- [Charts and diagrams as code]:
** Begin **

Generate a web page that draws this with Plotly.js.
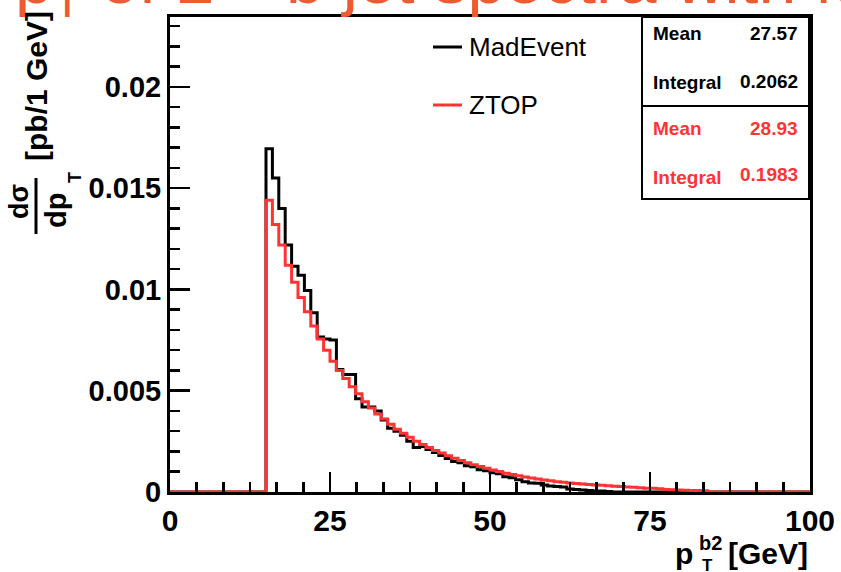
<!DOCTYPE html>
<html><head><meta charset="utf-8">
<script src="https://cdn.plot.ly/plotly-3.0.1.min.js"></script>
<style>html,body{margin:0;padding:0;background:#fff}#chart{width:841px;height:572px}</style>
</head><body><div id="chart"></div>
<script>
// ---- data (pb / 1 GeV, 1-GeV bins from 0 to 100 GeV) ----
const binLowEdges = [0,1,2,3,4,5,6,7,8,9,10,11,12,13,14,15,16,17,18,19,20,21,22,23,24,25,26,27,28,29,30,31,32,33,34,35,36,37,38,39,40,41,42,43,44,45,46,47,48,49,50,51,52,53,54,55,56,57,58,59,60,61,62,63,64,65,66,67,68,69,70,71,72,73,74,75,76,77,78,79,80,81,82,83,84,85,86,87,88,89,90,91,92,93,94,95,96,97,98,99,100];
const madEvent = [
  0,0,0,0,0,0,0,0,0,0, 0,0,0,0,0,
  0.01695,0.0155,0.0140,0.0122,0.01115,0.0107,0.00995,0.00885,0.00765,0.00755,
  0.0075,0.00605,0.0058,0.0058,0.0046,0.0042,0.0042,0.0040,0.00355,0.00315,
  0.0030,0.0028,0.0025,0.0022,0.00225,0.0021,0.00195,0.0018,0.00165,0.0015,
  0.00145,0.0013,0.00125,0.0011,0.00105,0.00095,0.0009,0.00075,0.0007,0.0006,
  0.0005,0.00045,0.00043,0.00035,0.0003,0.00027,0.00025,0.00015,0.00012,0.0001,
  0.00008,0.00005,0.00005,0.00003,0,0,0,0,0,0,
  0,0,0,0,0,0,0,0,0,0,
  0,0,0,0,0,0,0,0,0,0,
  0,0,0,0,0
];
const ztop = [
  0,0,0,0,0,0,0,0,0,0, 0,0,0,0,0,
  0.0144,0.0132,0.0122,0.0112,0.01035,0.0096,0.0089,0.0082,0.00755,0.0070,
  0.00645,0.0060,0.0056,0.0052,0.00485,0.00445,0.00415,0.00385,0.0036,0.00335,
  0.0031,0.0029,0.0027,0.0025,0.00235,0.0022,0.00205,0.00192,0.00179,0.00167,
  0.00156,0.00145,0.00135,0.00126,0.00117,0.00109,0.00101,0.00093,0.00086,0.0008,
  0.00074,0.00069,0.00064,0.00059,0.00055,0.00051,0.00048,0.00045,0.00042,0.00039,
  0.00037,0.00035,0.00033,0.00031,0.00029,0.00027,0.00025,0.00023,0.00021,0.00019,
  0.00018,0.00016,0.00012,0.00011,0.0001,0.00009,0.00008,0.00007,0.00006,0,
  0,0,0,0,0,0,0,0,0,0,
  0,0,0,0,0
];
const seriesNames = ["MadEvent","ZTOP"];
const statsMadEvent = {mean:"27.57", integral:"0.2062"};
const statsZtop = {mean:"28.93", integral:"0.1983"};
const xTickVals = [0,25,50,75,100];
const xTickText = ["0","25","50","75","100"];
const yTickVals = [0,0.005,0.01,0.015,0.02];
const yTickText = ["0","0.005","0.01","0.015","0.02"];
const slideTitle = "p<sub>T</sub> of 2<sup>nd</sup> b jet spectra with MadEvent";

// ---- drawing ----
const BLACK = "#000000", RED = "#ff3333", ORANGE = "#ee5a32";
const FONT = "Liberation Sans, Arial, Helvetica, sans-serif";
const W = 841, H = 572, ML = 170, MR = 31, MT = 17, MB = 80;
const PW = W - ML - MR, PH = H - MT - MB;
const px = v => (v - ML) / PW;          // pixel -> paper x
const py = v => (H - MB - v) / PH;      // pixel -> paper y

function stepY(vals){ return vals.concat([vals[vals.length-1]]); }

const traces = [
  {x: binLowEdges, y: stepY(madEvent), type:"scatter", mode:"lines", name:seriesNames[0],
   line:{shape:"hv", color:BLACK, width:3}, showlegend:false, hoverinfo:"skip"},
  {x: binLowEdges, y: stepY(ztop), type:"scatter", mode:"lines", name:seriesNames[1],
   line:{shape:"hv", color:RED, width:3}, showlegend:false, hoverinfo:"skip"}
];

function ann(text, x, y, opt){
  return Object.assign({text, x:px(x), y:py(y), xref:"paper", yref:"paper", showarrow:false,
    xanchor:"center", yanchor:"middle",
    font:{family:FONT, size:20, color:BLACK, weight:"bold"}}, opt||{});
}

const annotations = [
  // stats box
  ann("Mean", 651, 34, {xanchor:"left", font:{family:FONT,size:19,color:BLACK,weight:"bold"}}),
  ann(statsMadEvent.mean, 800, 34, {xanchor:"right", font:{family:FONT,size:19,color:BLACK,weight:"bold"}}),
  ann("Integral", 651, 83, {xanchor:"left", font:{family:FONT,size:19,color:BLACK,weight:"bold"}}),
  ann(statsMadEvent.integral, 800, 81, {xanchor:"right", font:{family:FONT,size:19,color:BLACK,weight:"bold"}}),
  ann("Mean", 651, 128, {xanchor:"left", font:{family:FONT,size:19,color:RED,weight:"bold"}}),
  ann(statsZtop.mean, 800, 128, {xanchor:"right", font:{family:FONT,size:19,color:RED,weight:"bold"}}),
  ann("Integral", 651, 177, {xanchor:"left", font:{family:FONT,size:19,color:RED,weight:"bold"}}),
  ann(statsZtop.integral, 800, 175, {xanchor:"right", font:{family:FONT,size:19,color:RED,weight:"bold"}}),
  // legend
  ann(seriesNames[0], 467, 47, {xanchor:"left", font:{family:FONT,size:26,color:BLACK,weight:"normal"}}),
  ann(seriesNames[1], 467, 105, {xanchor:"left", font:{family:FONT,size:26,color:BLACK,weight:"normal"}}),
  // x title
  ann("p", 684, 553, {font:{family:FONT,size:30,color:BLACK,weight:"bold"}}),
  ann("b2", 710, 543, {font:{family:FONT,size:20,color:BLACK,weight:"bold"}}),
  ann("T", 707, 565, {font:{family:FONT,size:17,color:BLACK,weight:"bold"}}),
  ann("[GeV]", 810, 553, {xanchor:"right", font:{family:FONT,size:30,color:BLACK,weight:"bold"}}),
  // y title
  ann("[pb/1 GeV]", 36, 86, {textangle:-90, font:{family:FONT,size:30,color:BLACK,weight:"bold"}}),
  ann("d\u03c3", 19, 202, {textangle:-90, font:{family:FONT,size:27,color:BLACK,weight:"bold"}}),
  ann("dp", 56, 211, {textangle:-90, font:{family:FONT,size:29,color:BLACK,weight:"bold"}}),
  ann("T", 75, 178, {textangle:-90, font:{family:FONT,size:18,color:BLACK,weight:"bold"}})
];

const shapes = [
  // cropped slide title (only its lower part lies inside the picture)
  {type:"line", xref:"paper", yref:"paper", x0:px(15), x1:px(1200), y0:py(-17), y1:py(-17),
   line:{color:"rgba(0,0,0,0)", width:1},
   label:{text:slideTitle, textposition:"start", xanchor:"left", yanchor:"middle", padding:0, textangle:0,
          font:{family:FONT, size:68, color:ORANGE}}},
  // stats box
  {type:"rect", xref:"paper", yref:"paper", x0:px(642), x1:px(809), y0:py(199), y1:py(17),
   line:{color:BLACK, width:2}, fillcolor:"#ffffff", layer:"above"},
  {type:"line", xref:"paper", yref:"paper", x0:px(642), x1:px(809), y0:py(106), y1:py(106),
   line:{color:BLACK, width:2}, layer:"above"},
  // legend samples
  {type:"line", xref:"paper", yref:"paper", x0:px(433), x1:px(462), y0:py(47), y1:py(47), line:{color:BLACK, width:3}},
  {type:"line", xref:"paper", yref:"paper", x0:px(433), x1:px(462), y0:py(105), y1:py(105), line:{color:RED, width:3}},
  // fraction bar in y title
  {type:"line", xref:"paper", yref:"paper", x0:px(36), x1:px(36), y0:py(178), y1:py(234), line:{color:BLACK, width:3}}
];

const layout = {
  width:W, height:H, margin:{l:ML, r:MR, t:MT, b:MB},
  paper_bgcolor:"#ffffff", plot_bgcolor:"#ffffff", showlegend:false,
  xaxis:{range:[0,100], showline:true, mirror:true, linecolor:BLACK, linewidth:3,
    ticks:"inside", tickvals:xTickVals, ticktext:xTickText, ticklen:20, tickwidth:2.5, tickcolor:BLACK,
    minor:{ticks:"inside", dtick:25/6, tick0:0, ticklen:10, tickwidth:2.5, tickcolor:BLACK, showgrid:false},
    showgrid:false, zeroline:false, fixedrange:true,
    tickfont:{family:FONT, size:30, color:BLACK, weight:"bold"}},
  yaxis:{range:[0,0.02345], showline:true, mirror:true, linecolor:BLACK, linewidth:3,
    ticks:"inside", tickvals:yTickVals, ticktext:yTickText, ticklen:20, tickwidth:2.5, tickcolor:BLACK,
    minor:{ticks:"inside", dtick:0.001, tick0:0, ticklen:10, tickwidth:2.5, tickcolor:BLACK, showgrid:false},
    showgrid:false, zeroline:false, fixedrange:true,
    tickfont:{family:FONT, size:29, color:BLACK, weight:"bold"}},
  annotations, shapes
};

Plotly.newPlot("chart", traces, layout, {staticPlot:true, displayModeBar:false});
</script>
</body></html>
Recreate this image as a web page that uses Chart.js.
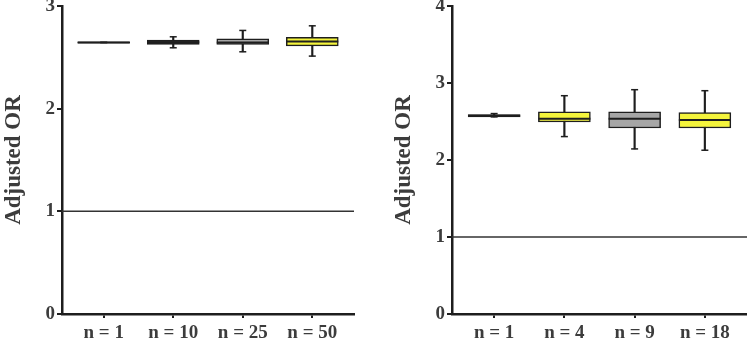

** End **

- [TASK DIRECTIONS]: List all lines above in which the string "this" appears.

- [RESULT]:
Generate a web page that draws this with Plotly.js.
Recreate this image as a web page that uses Chart.js.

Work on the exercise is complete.